Since the Professional League was inaugurated in 1993, most clubs have since perished or gone into liquidation. Where is Maxbees, Ghapoha, Kum Apem Stars, Yeji Elf, Adansiman, Neoplan Stars, Cornerstones, Okwawu United, or Zaytuna? Only riches and fame cannot keep a football club going forward.

Typical example is the case of QPR’s owner in London, who has no football background prior to buying the London club. He took the club to relegation in his first season, won only one match in the current campaign, after spending a fortune on world class players in the transfer market.

In the Upper West Region of Ghana, famous club owners like Mba Mahama, Oromah, or Med, have been into football for the past 3 decades. The unfortunate thing is that, none of these persons are educated.
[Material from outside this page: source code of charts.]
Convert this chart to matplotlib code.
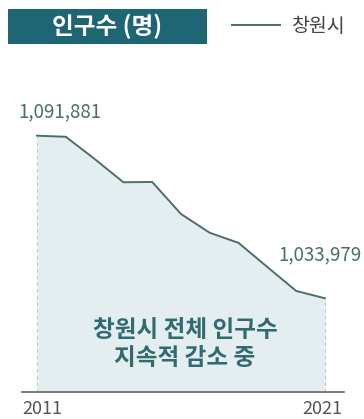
import matplotlib
matplotlib.use("Agg")
import matplotlib.pyplot as plt
from matplotlib.patches import Rectangle
from matplotlib.lines import Line2D

plt.rcParams['font.family'] = ['Noto Sans CJK KR', 'DejaVu Sans']

years = [2011, 2012, 2013, 2014, 2015, 2016, 2017, 2018, 2019, 2020, 2021]
population = [1091881, 1091500, 1083600, 1075300, 1075400, 1064000,
              1057300, 1053700, 1045100, 1036600, 1033979]
title_text = "인구수 (명)"
legend_label = "창원시"
annotation_lines = ["창원시 전체 인구수", "지속적 감소 중"]
tick_labels = ["2011", "2021"]

W, H = 364, 419
fig = plt.figure(figsize=(W / 100, H / 100), dpi=100)
fig.patch.set_facecolor("white")

ax_left, ax_right = 22, 344
ax_top, ax_bottom = 100, 392
ax = fig.add_axes([ax_left / W, (H - ax_bottom) / H,
                   (ax_right - ax_left) / W, (ax_bottom - ax_top) / H])

px_per_year = (325 - 37) / 10
ax.set_xlim(2011 - (37 - ax_left) / px_per_year, 2021 + (ax_right - 325) / px_per_year)
v_per_px = (population[0] - population[-1]) / (298.3 - 135.7)
ax.set_ylim(population[0] - v_per_px * (ax_bottom - 135.7),
            population[0] + v_per_px * (135.7 - ax_top))

line_color = "#4f6d6d"
fill_color = "#e4eef0"
ymin = ax.get_ylim()[0]
ax.fill_between(years, population, ymin, color=fill_color, lw=0)
ax.plot(years, population, color=line_color, lw=1.4, solid_joinstyle="round")
for xv, yv in [(years[0], population[0]), (years[-1], population[-1])]:
    ax.plot([xv, xv], [ymin, yv], color="#c0c6c8", lw=0.8, ls=(0, (3, 3)))

for s in ["top", "right", "left"]:
    ax.spines[s].set_visible(False)
ax.spines["bottom"].set_color("#666666")
ax.spines["bottom"].set_linewidth(1.2)
ax.set_xticks([])
ax.set_yticks([])
ax.patch.set_alpha(0)

tick_color = "#555555"
fig.text(ax_left / W, 1 - 409 / H, tick_labels[0], ha="left", va="center",
         fontsize=13, color=tick_color)
fig.text(342 / W, 1 - 409 / H, tick_labels[1], ha="right", va="center",
         fontsize=13, color=tick_color)

val_color = "#4b6d6b"
fig.text(18 / W, 1 - 112 / H, f"{population[0]:,}", ha="left", va="center",
         fontsize=13.5, color=val_color)
fig.text(278 / W, 1 - 255 / H, f"{population[-1]:,}", ha="left", va="center",
         fontsize=13.5, color=val_color)

ann_color = "#2f6b70"
fig.text(185 / W, 1 - 330 / H, annotation_lines[0], ha="center", va="center",
         fontsize=17, color=ann_color, fontweight="bold")
fig.text(185 / W, 1 - 358 / H, annotation_lines[1], ha="center", va="center",
         fontsize=17, color=ann_color, fontweight="bold")

fig.patches.append(Rectangle((8 / W, 1 - 44 / H), (207 - 8) / W, (44 - 9) / H,
                             transform=fig.transFigure, facecolor="#1f6675",
                             edgecolor="none"))
fig.text(107 / W, 1 - 26.5 / H, title_text, ha="center", va="center",
         fontsize=17, color="white", fontweight="bold")

fig.lines.append(Line2D([232 / W, 280 / W], [1 - 25 / H, 1 - 25 / H],
                        transform=fig.transFigure, color=line_color, lw=1.4))
fig.text(292 / W, 1 - 26 / H, legend_label, ha="left", va="center",
         fontsize=14, color="#444444")

fig.savefig("out.png", dpi=100)
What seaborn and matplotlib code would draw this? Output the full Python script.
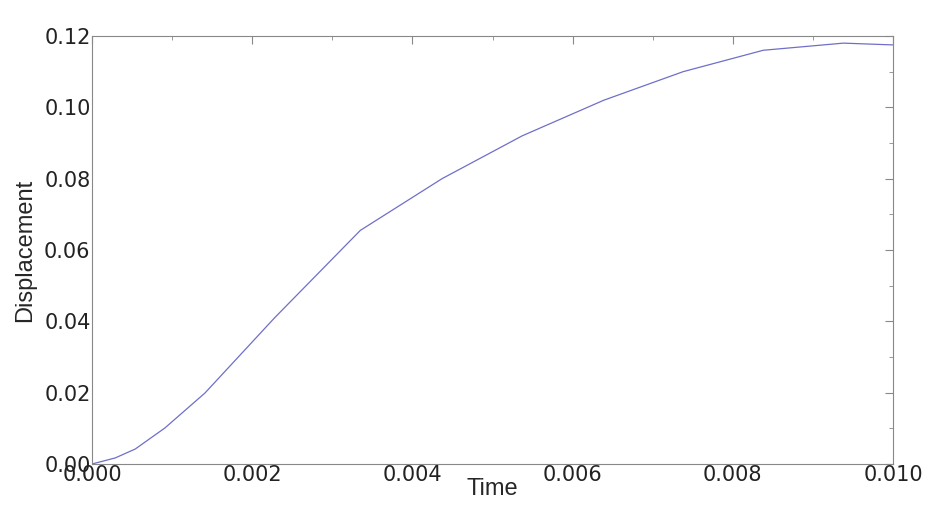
import matplotlib
matplotlib.use("Agg")
import matplotlib.pyplot as plt
import seaborn as sns
from matplotlib.ticker import AutoMinorLocator

time = [0.0, 0.00029, 0.00054, 0.00091, 0.00141, 0.00228, 0.00335, 0.00437, 0.00537, 0.00639, 0.00738, 0.00838, 0.00938, 0.0100]
disp = [0.0, 0.0017, 0.0042, 0.0101, 0.0199, 0.041, 0.0655, 0.080, 0.092, 0.102, 0.110, 0.116, 0.118, 0.1175]
xticks = [0.000, 0.002, 0.004, 0.006, 0.008, 0.010]
yticks = [0.00, 0.02, 0.04, 0.06, 0.08, 0.10, 0.12]

sns.set_style("white")
plt.rcParams['font.family'] = ['DejaVu Sans']
fig = plt.figure(figsize=(9.46, 5.21), dpi=100)
ax = fig.add_axes([92/946, 1-464/521, (893-92)/946, (464-36)/521])
sns.lineplot(x=time, y=disp, ax=ax, color="#6f6fc8", linewidth=0.9)
ax.set_xlim(0, 0.010)
ax.set_ylim(0, 0.12)
ax.set_xticks(xticks)
ax.set_xticklabels([f"{v:.3f}" for v in xticks])
ax.set_yticks(yticks)
ax.set_yticklabels([f"{v:.2f}" for v in yticks])
ax.xaxis.set_minor_locator(AutoMinorLocator(2))
ax.yaxis.set_minor_locator(AutoMinorLocator(2))
ax.tick_params(which="both", direction="in", top=True, right=True, colors="#888888", labelcolor="#222222", labelsize=15, pad=1)
ax.tick_params(which="major", length=6)
ax.tick_params(which="minor", length=3)
for s in ax.spines.values():
    s.set_color("#888888")
ax.set_xlabel("Time", fontsize=17, labelpad=-5, family="Liberation Sans")
ax.set_ylabel("Displacement", fontsize=17, labelpad=6, family="Liberation Sans")
fig.savefig("out.png", dpi=100)
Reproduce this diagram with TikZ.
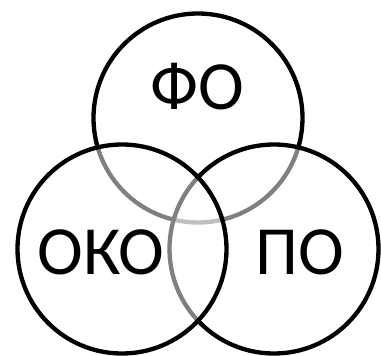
\documentclass[tikz,border=0pt]{standalone}
\usepackage{fontspec}
\setmainfont{Carlito}
\begin{document}
\begin{tikzpicture}[x=1pt,y=-1pt,
  venn/.style={circle, draw=black, line width=4.3pt, fill=white, fill opacity=0.5, draw opacity=1, inner sep=0pt, minimum size=209pt},
  lbl/.style={font=\fontsize{69}{72}\selectfont, inner sep=0pt, text=black, anchor=base}]
\useasboundingbox (0,0) rectangle (381,356);
\node[venn] (fo) at (198,118) {};
\node[venn] (po) at (274,249) {};
\node[venn] (oko) at (122,249) {};
\node[lbl] (tfo) at (197,110) {ФО};
\node[lbl] (toko) at (101,274) {ОКО};
\node[lbl] (tpo) at (300,274) {ПО};
\end{tikzpicture}
\end{document}
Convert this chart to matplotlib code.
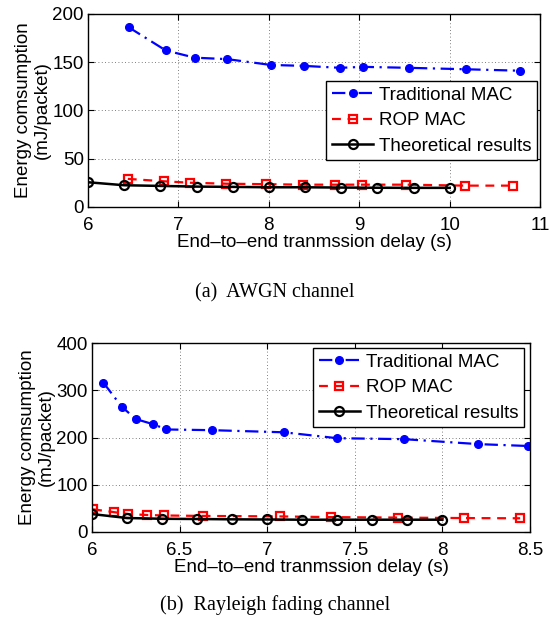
import matplotlib
matplotlib.use("Agg")
import matplotlib.pyplot as plt

plt.rcParams['font.family'] = ['Liberation Sans', 'DejaVu Sans']

# (a) AWGN channel
a_trad_x = [6.45, 6.86, 7.18, 7.54, 8.02, 8.39, 8.79, 9.04, 9.55, 10.18, 10.78]
a_trad_y = [186, 162, 154.5, 153, 147, 146, 144, 145, 144, 142.5, 141]
a_rop_x = [6.44, 6.84, 7.13, 7.53, 7.97, 8.38, 8.73, 9.03, 9.52, 10.17, 10.7]
a_rop_y = [29, 26.5, 25, 24, 23.5, 23, 23, 23, 23, 22, 22]
a_theo_x = [6.0, 6.4, 6.8, 7.2, 7.6, 8.0, 8.4, 8.8, 9.2, 9.6, 10.0]
a_theo_y = [25.5, 22.4, 21.7, 21, 20.7, 20.3, 20.3, 20, 19.8, 19.7, 19.7]
a_xticks = [6, 7, 8, 9, 10, 11]
a_yticks = [0, 50, 100, 150, 200]

# (b) Rayleigh fading channel
b_trad_x = [6.065, 6.17, 6.25, 6.35, 6.425, 6.685, 7.095, 7.40, 7.78, 8.205, 8.49]
b_trad_y = [316, 265, 239, 228, 217, 215.5, 211, 198.5, 196.5, 186, 182]
b_rop_x = [6.006, 6.126, 6.206, 6.314, 6.41, 6.634, 7.072, 7.362, 7.749, 8.126, 8.444]
b_rop_y = [48, 42, 38, 36, 35, 34, 33, 31.5, 30.5, 29.5, 29]
b_theo_x = [6.0, 6.2, 6.4, 6.6, 6.8, 7.0, 7.2, 7.4, 7.6, 7.8, 8.0]
b_theo_y = [38, 29.6, 28, 27.5, 26.8, 26.5, 26, 26, 26, 26, 26]
b_xticks = [6, 6.5, 7, 7.5, 8, 8.5]
b_xticklabels = ['6', '6.5', '7', '7.5', '8', '8.5']
b_yticks = [0, 100, 200, 300, 400]

labels = ['Traditional MAC', 'ROP MAC', 'Theoretical results']

FS = 13.5

fig = plt.figure(figsize=(5.5, 6.25), dpi=100)
ax1 = fig.add_axes([0.16, 0.669, 0.822, 0.309])
ax2 = fig.add_axes([0.1673, 0.1488, 0.7963, 0.3024])

def style(ax, xlim, ylim, xticks, yticks, xticklabels=None):
    ax.set_xlim(*xlim)
    ax.set_ylim(*ylim)
    ax.set_xticks(xticks)
    if xticklabels is not None:
        ax.set_xticklabels(xticklabels)
    ax.set_yticks(yticks)
    ax.grid(True, linestyle=(0, (1, 3)), color='#555555', linewidth=0.6)
    ax.tick_params(direction='in', top=True, right=True, labelsize=FS, length=4)
    ax.tick_params(axis='x', pad=7.5)
    ax.tick_params(axis='y', pad=3)
    for s in ax.spines.values():
        s.set_linewidth(1.0)
    ax.set_xlabel('End\u2013to\u2013end tranmssion delay (s)', fontsize=FS, labelpad=0)
    ax.set_ylabel('Energy comsumption\n(mJ/packet)', fontsize=FS, linespacing=1.15, labelpad=1)

def plot_series(ax, tx, ty, rx, ry, hx, hy):
    ax.plot(tx, ty, color='blue', linestyle=(0, (6, 2.5, 1, 2.5)), linewidth=1.6,
            marker='o', markersize=5.5, markerfacecolor='blue', markeredgecolor='blue', label=labels[0])
    ax.plot(rx, ry, color='red', linestyle=(0, (4, 3)), linewidth=1.6,
            marker='s', markersize=5.5, markerfacecolor='none', markeredgecolor='red',
            markeredgewidth=1.6, label=labels[1])
    ax.plot(hx, hy, color='black', linestyle='-', linewidth=1.8,
            marker='o', markersize=6.5, markerfacecolor='none', markeredgecolor='black',
            markeredgewidth=1.6, label=labels[2])

legend_kw = dict(fontsize=FS, frameon=True, fancybox=False, edgecolor='black', framealpha=1,
                 borderpad=0.3, handlelength=2.2, handletextpad=0.3, labelspacing=0.45,
                 borderaxespad=0)

plot_series(ax1, a_trad_x, a_trad_y, a_rop_x, a_rop_y, a_theo_x, a_theo_y)
style(ax1, (6, 11), (0, 200), a_xticks, a_yticks)
ax1.legend(loc='upper right', bbox_to_anchor=(0.993, 0.653), **legend_kw)
ax1.get_legend().get_frame().set_linewidth(1.0)

plot_series(ax2, b_trad_x, b_trad_y, b_rop_x, b_rop_y, b_theo_x, b_theo_y)
style(ax2, (6, 8.5), (0, 400), b_xticks, b_yticks, b_xticklabels)
ax2.legend(loc='upper right', bbox_to_anchor=(0.986, 0.974), **legend_kw)
ax2.get_legend().get_frame().set_linewidth(1.0)

fig.text(0.5, 1 - 293 / 625, '(a)  AWGN channel', ha='center', va='center',
         fontsize=14.5, family=['Liberation Serif', 'DejaVu Serif'])
fig.text(0.5, 1 - 605 / 625, '(b)  Rayleigh fading channel', ha='center', va='center',
         fontsize=14.5, family=['Liberation Serif', 'DejaVu Serif'])

fig.savefig('out.png', dpi=100)
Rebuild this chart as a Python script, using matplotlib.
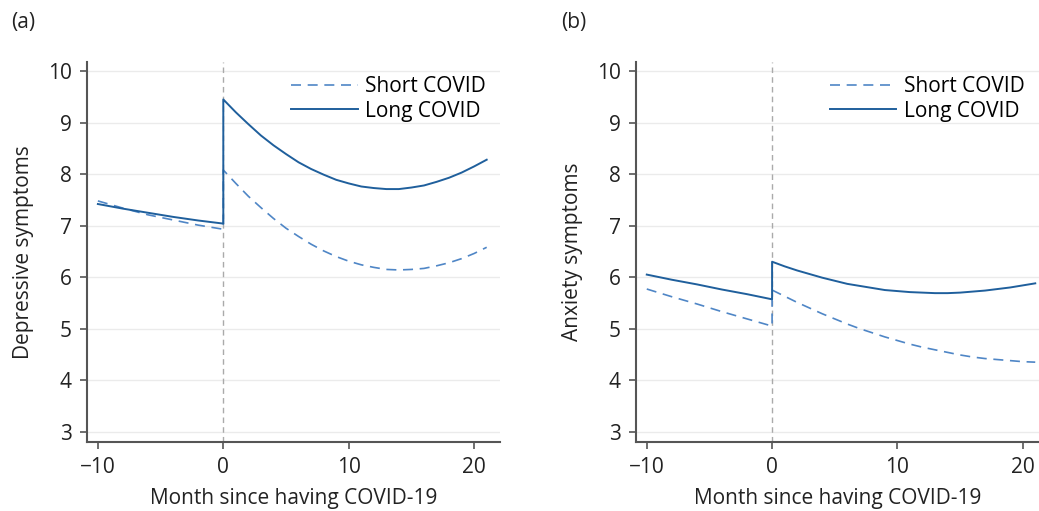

Players like Sadat Bukari, Ismail Amin, Ismail Ganiu, Hafiz Adams, Mumuni Abubakari, Ibrahim Sidik , all of Wa All stars, were groomed by the aforementioned names.

How will Nma Mahama package Anokye Stars, Oromah brand Rockets FC, Med package Power FC to the corporate world? This is where some education would have helped the Ghanaian club owners or administrators.

Far from blaming the FA, the association of club owners needs seminars to update their members on trending managerial practices. The issue of GFA coming in, must not be a necessity as the media can spearhead this move.

Football literacy must not necessarily be about Degree holders or PhD holders, but the new trends of the game must be rehearsed. In-service programmes, seminars and other educational programmes can be organized by the media, the FA or the PLB just to keep these persons in the system.

Ghana football cannot thrive without these kinds of resource persons, but until they are updated too, our clubs will keep on perishing or vanishing just like the vanishing spray recently introduced into the game. The Ghanaian club owners need some education of a sort.